Created an attachment (id=3302)
interfaces

Revision history for this message
Matt Zimmerman (mdz) wrote :

hotplug (0.0.20040329-22ubuntu6) breezy; urgency=low

  * Add a new /etc/hotplug/net.rc that cold-plugs any network devices
    that have already been installed.
  * Run net.rc during normal startup (in S40hotplug), the actual ifup parts
    will wait until after S41hotplug-net have been run.
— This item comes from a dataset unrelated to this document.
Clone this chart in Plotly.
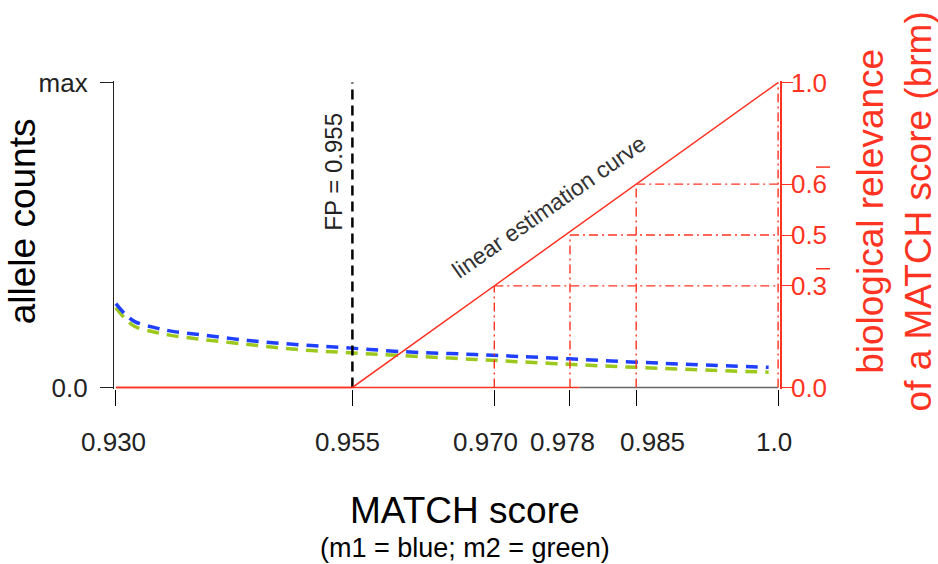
import plotly.graph_objects as go

# ---------------- data ----------------
FP = 0.955
match_x = [0.930, 0.931, 0.932, 0.934, 0.936, 0.939, 0.944, 0.949, 0.954, 0.960, 0.968, 0.976, 0.985, 0.999]
m1_blue = [0.275, 0.240, 0.216, 0.197, 0.184, 0.173, 0.154, 0.141, 0.131, 0.118, 0.108, 0.097, 0.083, 0.066]
m2_green = [0.262, 0.225, 0.200, 0.182, 0.170, 0.158, 0.141, 0.125, 0.115, 0.105, 0.092, 0.079, 0.066, 0.050]

brm_x = [0.930, 0.955, 1.0]          # linear estimation curve
brm_y = [0.0, 0.0, 1.0]

baseline_red_x = [0.930, 0.979]
baseline_gray_x = [0.979, 1.0]
baseline_y = [0.0, 0.0]

ref_scores = [0.970, 0.978, 0.985, 1.0]
ref_brm = [1/3, 0.5, 2/3, 1.0]

x_ticks = [0.930, 0.955, 0.970, 0.978, 0.985, 1.0]
x_ticklabels = ["0.930", "0.955", "0.970", "0.978", "0.985", "1.0"]
x_label_nudge = [-2, -5, -9, -7, 16, -4]      # px offsets of the labels as placed in the original
left_ticks = [0.0, 1.0]
left_ticklabels = ["0.0", "max"]
right_ticks = [0.0, 1/3, 0.5, 2/3, 1.0]
right_ticklabels = ["0.0", "0.3", "0.5", "0.6", "1.0"]
repeating_ticks = [1/3, 2/3]      # labels drawn with a repeating-decimal bar

RED = "#ff3322"
BLUE = "#2040ff"
GREEN = "#9dc81e"
FONT = "Liberation Sans, Arial, Helvetica, sans-serif"

fig = go.Figure()

# dash-dot guide lines (vertical and horizontal) for reference brm values
for sx, by in zip(ref_scores, ref_brm):
    fig.add_trace(go.Scatter(x=[sx, sx], y=[0, by], mode="lines", yaxis="y2",
                             line=dict(color=RED, width=1.4, dash="9px,4px,2px,4px"),
                             showlegend=False, hoverinfo="skip"))
    fig.add_trace(go.Scatter(x=[sx, 1.0], y=[by, by], mode="lines", yaxis="y2",
                             line=dict(color=RED, width=1.4, dash="9px,4px,2px,4px"),
                             showlegend=False, hoverinfo="skip"))

# allele count curves
fig.add_trace(go.Scatter(x=match_x, y=m2_green, mode="lines", line=dict(color=GREEN, width=3.5, dash="12px,8px"),
                         line_shape="spline", showlegend=False, name="m2"))
fig.add_trace(go.Scatter(x=match_x, y=m1_blue, mode="lines", line=dict(color=BLUE, width=3.5, dash="12px,8px"),
                         line_shape="spline", showlegend=False, name="m1"))

# baseline
fig.add_trace(go.Scatter(x=baseline_red_x, y=baseline_y, mode="lines", line=dict(color=RED, width=1.5),
                         showlegend=False, hoverinfo="skip"))
fig.add_trace(go.Scatter(x=baseline_gray_x, y=baseline_y, mode="lines", line=dict(color="#666666", width=1.5),
                         showlegend=False, hoverinfo="skip"))

# linear estimation curve
fig.add_trace(go.Scatter(x=brm_x, y=brm_y, mode="lines", yaxis="y2", line=dict(color=RED, width=1.5),
                         showlegend=False, name="brm"))

# FP threshold line
fig.add_trace(go.Scatter(x=[FP, FP], y=[0, 1], mode="lines", line=dict(color="black", width=2.5, dash="10px,6px"),
                         showlegend=False, hoverinfo="skip"))

fig.update_layout(
    width=938, height=564,
    margin=dict(l=114, r=158, t=81, b=175),
    paper_bgcolor="white", plot_bgcolor="white",
    font=dict(family=FONT, size=26, color="black"),
    xaxis=dict(range=[0.9298, 1.0002], showgrid=False, zeroline=False, showline=False,
               tickmode="array", tickvals=x_ticks, showticklabels=False,
               ticks="outside", ticklen=16, tickwidth=1.3, tickcolor="black"),
    yaxis=dict(range=[-0.005, 1.005], showgrid=False, zeroline=False, showline=True,
               linecolor="#222222", linewidth=1.3,
               tickmode="array", tickvals=left_ticks, ticktext=left_ticklabels,
               ticks="outside", ticklen=13, tickwidth=1.3, tickcolor="#222222",
               tickfont=dict(size=26, color="#222222"), ticklabelstandoff=7),
    yaxis2=dict(range=[-0.005, 1.005], overlaying="y", side="right", showgrid=False, zeroline=False,
                showline=True, linecolor=RED, linewidth=1.5,
                tickmode="array", tickvals=right_ticks, ticktext=right_ticklabels,
                ticks="outside", ticklen=11, tickwidth=1.3, tickcolor=RED,
                tickfont=dict(size=26, color=RED), ticklabelstandoff=-7),
    showlegend=False,
)

# bars over the repeating digits of 0.3 and 0.6 labels
for tv in repeating_ticks:
    fig.add_shape(type="line", xref="paper", yref="y2", x0=1.0541, x1=1.0751,
                  y0=tv + 0.056, y1=tv + 0.056, line=dict(color=RED, width=1.5))

annotations = [
    dict(text="allele counts", xref="paper", yref="paper", x=-0.138, y=0.545, textangle=-90,
         showarrow=False, xanchor="center", yanchor="middle", font=dict(size=37, color="black")),
    dict(text="biological relevance<br>of a MATCH score (brm)", xref="paper", yref="paper", x=1.172, y=0.575,
         textangle=-90, showarrow=False, xanchor="center", yanchor="middle", font=dict(size=37, color=RED)),
    dict(text="MATCH score", xref="paper", yref="paper", x=0.527, y=-0.393, showarrow=False,
         xanchor="center", yanchor="middle", font=dict(size=37, color="black")),
    dict(text="(m1 = blue; m2 = green)", xref="paper", yref="paper", x=0.527, y=-0.516, showarrow=False,
         xanchor="center", yanchor="middle", font=dict(size=27, color="black")),
    dict(text="FP = 0.955", xref="x", yref="y", x=FP, y=0.709, xshift=-19, textangle=-90, showarrow=False,
         xanchor="center", yanchor="middle", font=dict(size=24, color="#222222")),
    dict(text="linear estimation curve", xref="x", yref="y", x=0.97575, y=0.5915, textangle=-35,
         showarrow=False, xanchor="center", yanchor="middle", font=dict(size=23, color="#333333")),
]
# x-axis tick labels, anchored at their tick values
for tv, tl, nudge in zip(x_ticks, x_ticklabels, x_label_nudge):
    annotations.append(dict(text=tl, xref="x", yref="paper", x=tv, y=-0.172, xshift=nudge, showarrow=False,
                            xanchor="center", yanchor="middle", font=dict(size=26, color="#222222")))
fig.update_layout(annotations=annotations)

fig.write_html("out.html", config={"displayModeBar": False},
               post_script="document.body.style.margin='0px';document.body.style.overflow='hidden';")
This saves some
    code duplication and isn't that less efficient.
  * Don't remove net.rc during upgrades.

 -- Scott James Remnant <email address hidden> Mon, 15 Aug 2005 19:09:57 +0100

Revision history for this message
Crispin Flowerday (crispin-flowerday-deactivatedaccount) wrote :

This doesn't seem to work for me, I have hotplug 0.0.20040329-22ubuntu8 and my
network card is still not started on boot correctly.
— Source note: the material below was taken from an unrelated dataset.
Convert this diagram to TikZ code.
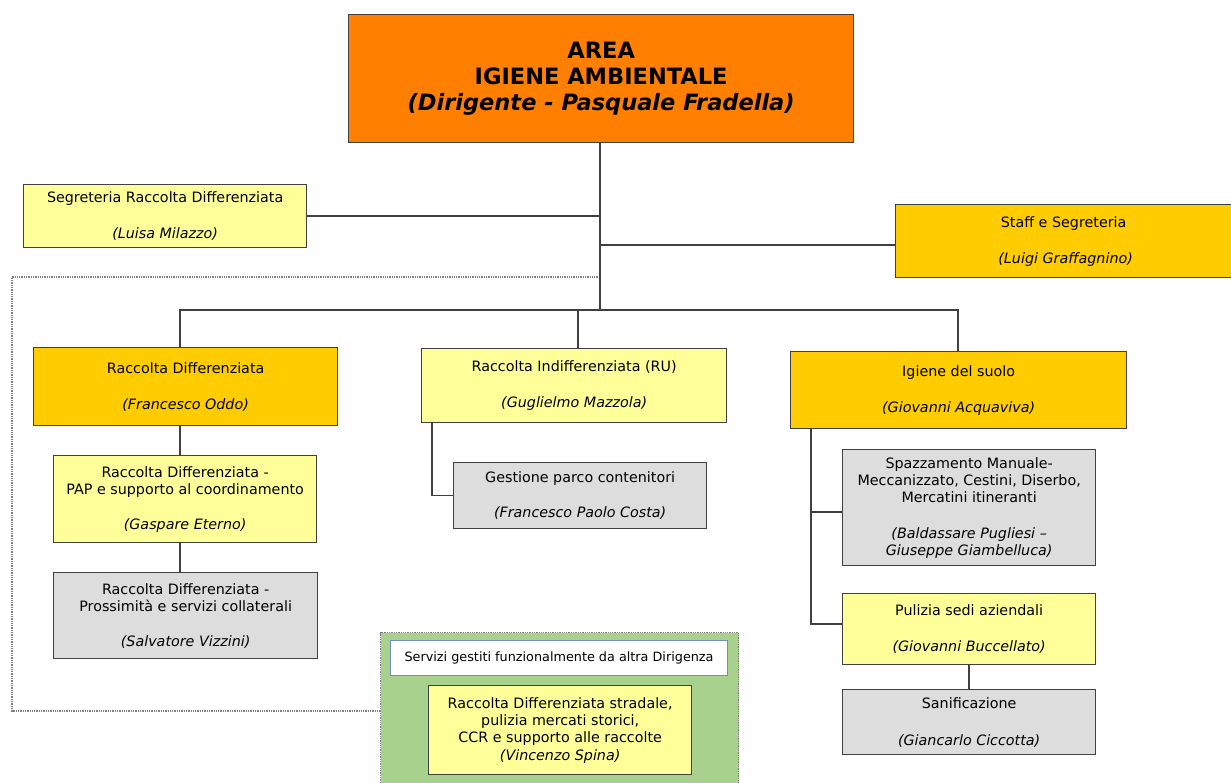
\documentclass[tikz,border=0pt]{standalone}
\usepackage{fontspec}
\setmainfont{DejaVu Sans}
\definecolor{orangetop}{HTML}{FF8000}
\definecolor{gold}{HTML}{FFCC00}
\definecolor{lightyel}{HTML}{FFFF99}
\definecolor{lgray}{HTML}{DDDDDD}
\definecolor{greenbg}{HTML}{A9D18E}
\definecolor{edge}{HTML}{404040}
\definecolor{blueedge}{HTML}{6F8FC0}
\begin{document}
\begin{tikzpicture}[x=1pt,y=-1pt,
  box/.style={draw=edge, line width=1.3pt, anchor=north west, inner sep=0pt, align=center,
    font=\fontsize{14.3}{17}\selectfont},
  conn/.style={draw=edge, line width=1.6pt},
  frame/.style={draw=gray, line width=1.3pt, densely dotted}
]
\clip (0,0) rectangle (1231,783);
\fill[white] (0,0) rectangle (1231,783);

% top
\node[box, fill=orangetop, minimum width=505pt, minimum height=128pt,
  font=\fontsize{22.5}{26}\selectfont\bfseries] (top) at (348,14)
  {AREA\\IGIENE AMBIENTALE\\\textit{(Dirigente - Pasquale Fradella)}};

\node[box, fill=lightyel, minimum width=283pt, minimum height=63pt] (seg) at (23,184)
  {Segreteria Raccolta Differenziata\\[19pt]\textit{(Luisa Milazzo)}};
\node[box, fill=gold, minimum width=340pt, minimum height=73pt] (staff) at (895,204)
  {\hspace*{-4pt}Staff e Segreteria\\[19pt]\textit{(Luigi Graffagnino)}};

% dotted frame and green area
\coordinate (frtop) at (600,277);
\coordinate (frend) at (380,711);
\draw[frame] (frtop) -- (12,277) -- (12,711) -- (frend);

\node[anchor=north west, fill=greenbg, draw=gray, line width=1.3pt, densely dotted,
  minimum width=358pt, minimum height=170pt, inner sep=0pt] (green) at (380,632) {};
\node[anchor=north west, fill=white, draw=blueedge, line width=1.1pt, inner sep=0pt,
  minimum width=337pt, minimum height=35pt, font=\fontsize{12.8}{15}\selectfont] (altra) at (390,640)
  {Servizi gestiti funzionalmente da altra Dirigenza};
\node[box, fill=lightyel, minimum width=263pt, minimum height=89pt] (spina) at (428,685)
  {Raccolta Differenziata stradale,\\pulizia mercati storici,\\CCR e supporto alle raccolte\\[1pt]\textit{(Vincenzo Spina)}};

% second level
\node[box, fill=gold, minimum width=304pt, minimum height=78pt] (rd) at (33,347)
  {Raccolta Differenziata\\[19pt]\textit{(Francesco Oddo)}};
\node[box, fill=lightyel, minimum width=305pt, minimum height=74pt] (ri) at (421,348)
  {Raccolta Indifferenziata (RU)\\[19pt]\textit{(Guglielmo Mazzola)}};
\node[box, fill=gold, minimum width=336pt, minimum height=77pt] (ig) at (790,351)
  {Igiene del suolo\\[19pt]\textit{(Giovanni Acquaviva)}};

% third level
\node[box, fill=lightyel, minimum width=263pt, minimum height=87pt] (pap) at (53,455)
  {Raccolta Differenziata -\\PAP e supporto al coordinamento\\[18pt]\textit{(Gaspare Eterno)}};
\node[box, fill=lgray, minimum width=264pt, minimum height=86pt] (pross) at (53,572)
  {Raccolta Differenziata -\\Prossimità e servizi collaterali\\[18pt]\textit{(Salvatore Vizzini)}};
\node[box, fill=lgray, minimum width=253pt, minimum height=66pt] (gest) at (453,462)
  {Gestione parco contenitori\\[18pt]\textit{(Francesco Paolo Costa)}};
\node[box, fill=lgray, minimum width=253pt, minimum height=116pt] (spaz) at (842,449)
  {Spazzamento Manuale-\\Meccanizzato, Cestini, Diserbo,\\Mercatini itineranti\\[19pt]\textit{(Baldassare Pugliesi –}\\\textit{Giuseppe Giambelluca)}};
\node[box, fill=lightyel, minimum width=253pt, minimum height=71pt] (pul) at (842,593)
  {Pulizia sedi aziendali\\[19pt]\textit{(Giovanni Buccellato)}};
\node[box, fill=lgray, minimum width=253pt, minimum height=65pt] (sanif) at (842,689)
  {Sanificazione\\[20pt]\textit{(Giancarlo Ciccotta)}};

% connectors
\coordinate (bus) at (600,310);
\coordinate (rdtop) at (180,347);
\coordinate (ritop) at (578,348);
\coordinate (igtop) at (958,351);
\coordinate (trunk) at (600,142);
\draw[conn] (trunk) -- (bus);
\draw[conn] (seg.east) -- (seg.east -| trunk);
\draw[conn] (staff.west |- 0,245) -- (trunk |- 0,245);
\draw[conn] (rdtop) -- (rdtop |- bus) -- (igtop |- bus) -- (igtop);
\draw[conn] (ritop) -- (ritop |- bus);
\draw[conn] (rdtop |- rd.south) -- (rdtop |- pap.north);
\draw[conn] (rdtop |- pap.south) -- (rdtop |- pross.north);
\coordinate (riroot) at (432,422);
\draw[conn] (riroot) |- (gest.west);
\coordinate (igroot) at (811,428);
\draw[conn] (igroot) |- (pul.west |- 0,624);
\draw[conn] (igroot |- 0,512) -- (spaz.west |- 0,512);
\draw[conn] (pul.south) -- (sanif.north);
\end{tikzpicture}
\end{document}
Revision history for this message
Crispin Flowerday (crispin-flowerday-deactivatedaccount) wrote :

More investigation shows a couple of problems:

- the main one is that net.agent reckons that both my network cards are mapped
to eth1. If I turn on debuging (DEBUG=1 in /etc/default/hotplug) then I see:

invoke ifrename for eth0
iface eth0 is remapped to eth1
invoke ifrename for eth1
iface eth1 is remapped to eth1

This obviously causes "ifup eth1=hotplug" to be invoked twice, while my network
card is actually eth0

my /etc/iftab contains:

eth0 mac 00:80:c8:e0:0c:a6
eth1 mac 00:50:8d:4c:40:30

I think the problem is that ifrename is invoked as:

ifrename -t -i eth0 (which maps eth0 to eth1)

and then as

ifrename -t -i eth1 (perhaps this picks up the newly mapped eth1 rather than the
eth1 that needs mapping to eth0)

- The other problem is that there is a huge race condition on bringing up the
interfaces. The net.rc script sleeps waiting for a file to be removed, but by
the time it has reacted, some other init scripts may have been called that
needed the network to be up.

Revision history for this message
Thomas Hood (jdthood) wrote :

(In reply to comment #5)
> there is a huge race condition on bringing up the
> interfaces. The net.rc script sleeps waiting for a file to be removed, but by
> the time it has reacted, some other init scripts may have been called that
> needed the network to be up.

It is instances of the _net.ifup_ script, started by net.agent, which sleep
waiting for a flag file (net.agent) to be _created_.

The reason for the wait loop is that the networking subsystem is initialized
by the carefully crafted sequence of boot scripts leading up to and
including S40networking; hotplug cannot bring up any interfaces before that;
however, net.agent can get run earlier in the boot sequence; so it has to
spawn children that wait.

There is no race between net.ifup and boot scripts. If there is a problem
with boot scripts then it is their failing to observe this rule: Services
must not make assumptions about when hot plugged network interfaces will
become available.

If one has a hot plugged network interface and there are things that should
happen when the interface is created then those things should be executed
by hotplug or udev hooks, not by boot scripts.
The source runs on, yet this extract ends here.